Why Dogs Beg
Begging is not a natural, instinctual behavior; it is a learned behavior. This means that at some point in his life, he will have learned that begging gets him results. You can prevent him from learning this irritating behavior.
Begging starts when a dog's family starts to share people food with him. Somebody slips him something from table because they don;t like it, or a generous family lets their dog lick the plates clean, or dispose of minor leftovers. It doesn't take long before Pooch is waiting by the table, drooling in anticipation of the leftovers that he knows he'll get, or he's sitting very watching you eat, hoping you'll slip him something from your plate again. As soon as you feed him from something you are eating, you've taught him to ask for more.
Don't Teach Him to Beg
It is not natural for a dog to mooch from his pack leader (you), or from other pack members that are ranked higher than he is (your other family members), unless it's a direct challenge. If it is a challenge, then you have bigger problems than mere begging.
From the day you bring him home, establish a dinner-time routine: when it's time for your family to sit and eat, then it's time for the dog to be crated. Or, if not crated, at least not in the room as the family meal.
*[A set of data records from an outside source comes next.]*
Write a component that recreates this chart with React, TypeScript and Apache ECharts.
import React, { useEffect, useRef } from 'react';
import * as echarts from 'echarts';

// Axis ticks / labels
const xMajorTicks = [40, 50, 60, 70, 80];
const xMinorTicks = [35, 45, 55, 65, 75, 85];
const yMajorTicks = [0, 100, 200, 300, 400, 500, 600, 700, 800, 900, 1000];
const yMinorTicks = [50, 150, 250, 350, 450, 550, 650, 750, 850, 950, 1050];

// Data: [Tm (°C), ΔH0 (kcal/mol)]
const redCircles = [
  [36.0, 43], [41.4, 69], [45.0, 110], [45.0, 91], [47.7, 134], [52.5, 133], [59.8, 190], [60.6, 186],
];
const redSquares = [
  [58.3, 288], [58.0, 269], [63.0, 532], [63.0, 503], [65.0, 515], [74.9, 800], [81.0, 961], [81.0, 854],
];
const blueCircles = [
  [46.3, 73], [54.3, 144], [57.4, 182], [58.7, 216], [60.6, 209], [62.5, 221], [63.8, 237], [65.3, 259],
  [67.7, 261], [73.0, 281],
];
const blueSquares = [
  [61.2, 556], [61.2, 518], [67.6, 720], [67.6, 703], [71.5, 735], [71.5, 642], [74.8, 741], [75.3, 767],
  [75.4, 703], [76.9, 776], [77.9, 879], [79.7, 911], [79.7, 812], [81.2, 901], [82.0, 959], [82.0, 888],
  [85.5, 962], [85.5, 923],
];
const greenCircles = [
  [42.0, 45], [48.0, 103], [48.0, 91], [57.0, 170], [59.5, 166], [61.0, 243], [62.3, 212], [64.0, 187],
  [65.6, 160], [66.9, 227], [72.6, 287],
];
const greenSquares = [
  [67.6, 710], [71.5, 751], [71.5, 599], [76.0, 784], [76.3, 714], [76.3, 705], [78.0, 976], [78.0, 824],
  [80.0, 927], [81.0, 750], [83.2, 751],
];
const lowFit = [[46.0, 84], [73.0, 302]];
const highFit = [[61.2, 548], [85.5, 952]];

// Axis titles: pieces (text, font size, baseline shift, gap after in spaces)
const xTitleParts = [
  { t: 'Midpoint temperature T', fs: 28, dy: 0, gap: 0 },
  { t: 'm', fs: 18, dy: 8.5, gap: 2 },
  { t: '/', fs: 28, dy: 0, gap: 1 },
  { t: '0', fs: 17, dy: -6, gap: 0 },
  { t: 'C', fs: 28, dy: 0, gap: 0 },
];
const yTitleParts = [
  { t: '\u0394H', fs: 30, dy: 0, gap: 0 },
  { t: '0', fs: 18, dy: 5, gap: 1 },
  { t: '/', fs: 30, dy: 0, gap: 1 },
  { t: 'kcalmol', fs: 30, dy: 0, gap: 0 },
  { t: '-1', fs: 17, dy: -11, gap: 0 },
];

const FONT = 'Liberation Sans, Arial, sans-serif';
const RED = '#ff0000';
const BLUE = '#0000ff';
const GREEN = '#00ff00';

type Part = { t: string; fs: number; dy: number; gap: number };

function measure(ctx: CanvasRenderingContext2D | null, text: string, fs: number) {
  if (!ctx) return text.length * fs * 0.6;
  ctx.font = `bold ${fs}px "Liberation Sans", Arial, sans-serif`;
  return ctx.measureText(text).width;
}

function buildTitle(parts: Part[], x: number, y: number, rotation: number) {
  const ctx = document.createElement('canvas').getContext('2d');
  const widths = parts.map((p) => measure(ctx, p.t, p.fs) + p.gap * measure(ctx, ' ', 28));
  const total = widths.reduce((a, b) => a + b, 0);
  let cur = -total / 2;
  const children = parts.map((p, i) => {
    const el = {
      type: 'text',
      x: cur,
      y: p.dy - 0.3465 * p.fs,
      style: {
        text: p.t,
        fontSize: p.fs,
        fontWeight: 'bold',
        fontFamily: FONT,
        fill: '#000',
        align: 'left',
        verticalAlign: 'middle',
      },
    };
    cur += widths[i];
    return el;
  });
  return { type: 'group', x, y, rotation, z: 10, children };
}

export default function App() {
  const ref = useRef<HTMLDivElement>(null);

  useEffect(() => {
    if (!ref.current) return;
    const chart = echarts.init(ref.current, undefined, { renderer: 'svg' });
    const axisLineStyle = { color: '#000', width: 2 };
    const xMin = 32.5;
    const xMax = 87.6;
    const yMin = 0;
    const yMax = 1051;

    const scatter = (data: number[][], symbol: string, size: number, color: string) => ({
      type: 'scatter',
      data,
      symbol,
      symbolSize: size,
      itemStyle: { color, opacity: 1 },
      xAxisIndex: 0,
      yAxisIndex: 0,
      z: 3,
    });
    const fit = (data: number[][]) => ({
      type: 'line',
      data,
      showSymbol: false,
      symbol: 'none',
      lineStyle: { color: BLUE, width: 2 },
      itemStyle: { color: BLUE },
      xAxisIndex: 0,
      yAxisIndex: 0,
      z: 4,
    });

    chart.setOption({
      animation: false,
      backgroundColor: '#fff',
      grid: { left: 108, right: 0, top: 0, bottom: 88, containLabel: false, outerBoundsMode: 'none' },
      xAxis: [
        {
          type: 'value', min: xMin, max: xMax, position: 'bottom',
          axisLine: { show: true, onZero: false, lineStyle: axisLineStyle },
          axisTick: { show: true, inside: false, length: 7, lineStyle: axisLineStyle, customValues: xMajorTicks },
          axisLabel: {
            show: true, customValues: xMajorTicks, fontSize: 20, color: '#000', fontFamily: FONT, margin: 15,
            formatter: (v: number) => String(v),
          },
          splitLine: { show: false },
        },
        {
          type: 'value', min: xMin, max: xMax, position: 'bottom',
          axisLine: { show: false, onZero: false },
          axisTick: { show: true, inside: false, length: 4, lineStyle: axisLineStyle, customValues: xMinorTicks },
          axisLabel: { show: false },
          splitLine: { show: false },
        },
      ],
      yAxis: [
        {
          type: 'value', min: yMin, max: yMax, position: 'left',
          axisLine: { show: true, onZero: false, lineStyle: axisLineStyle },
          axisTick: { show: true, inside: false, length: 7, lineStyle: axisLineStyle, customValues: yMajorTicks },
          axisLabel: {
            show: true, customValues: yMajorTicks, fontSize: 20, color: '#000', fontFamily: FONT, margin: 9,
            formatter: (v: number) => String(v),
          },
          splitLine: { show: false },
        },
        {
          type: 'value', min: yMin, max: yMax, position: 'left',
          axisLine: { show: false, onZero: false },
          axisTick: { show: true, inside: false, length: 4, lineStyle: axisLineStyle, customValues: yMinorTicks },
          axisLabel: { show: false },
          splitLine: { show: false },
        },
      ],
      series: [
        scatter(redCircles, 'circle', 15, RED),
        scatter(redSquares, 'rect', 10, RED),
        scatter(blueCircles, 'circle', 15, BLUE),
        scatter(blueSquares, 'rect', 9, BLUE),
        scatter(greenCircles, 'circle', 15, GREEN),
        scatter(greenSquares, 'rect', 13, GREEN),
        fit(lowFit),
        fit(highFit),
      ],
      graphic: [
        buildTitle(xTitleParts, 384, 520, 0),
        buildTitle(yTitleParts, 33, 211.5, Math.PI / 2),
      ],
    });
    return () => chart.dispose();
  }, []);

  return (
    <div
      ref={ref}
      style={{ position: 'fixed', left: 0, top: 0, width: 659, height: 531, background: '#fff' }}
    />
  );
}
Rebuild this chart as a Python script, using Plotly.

How to Stop Begging That's Started Already
This is going to take a lot of persistence on your part. Just don't give him anything. Remember, if you give in, even just one time, you've just rewarded the begging and now he knows that if he stares and whines long enough, you'll give in again. Use these suggestions to help you out-stubborn your dog:
- Crate him during mealtimes. Remember that crate I mentioned earlier? It's not too late to start undoing the behavior. Start now by putting your dog out of sight and away from your family during mealtimes. This will also prevent any saboteurs of the short and young variety. Kids love to feed dogs under the table! Not only does it encourage doggy loyalty, but it also conveniently disposes of those pesky vegetables.
- Feed him at the same time that your family eats. He'll be too occupied with his own food to be concerned with yours. Even better if you feed him in a different room altogether.
- Every time he comes near when you or other people are eating, give him a firm command to take himself elsewhere. That might be to his crate, to go lay down, or even just to leave the room, but don't let him sit and get comfortable near people that are eating.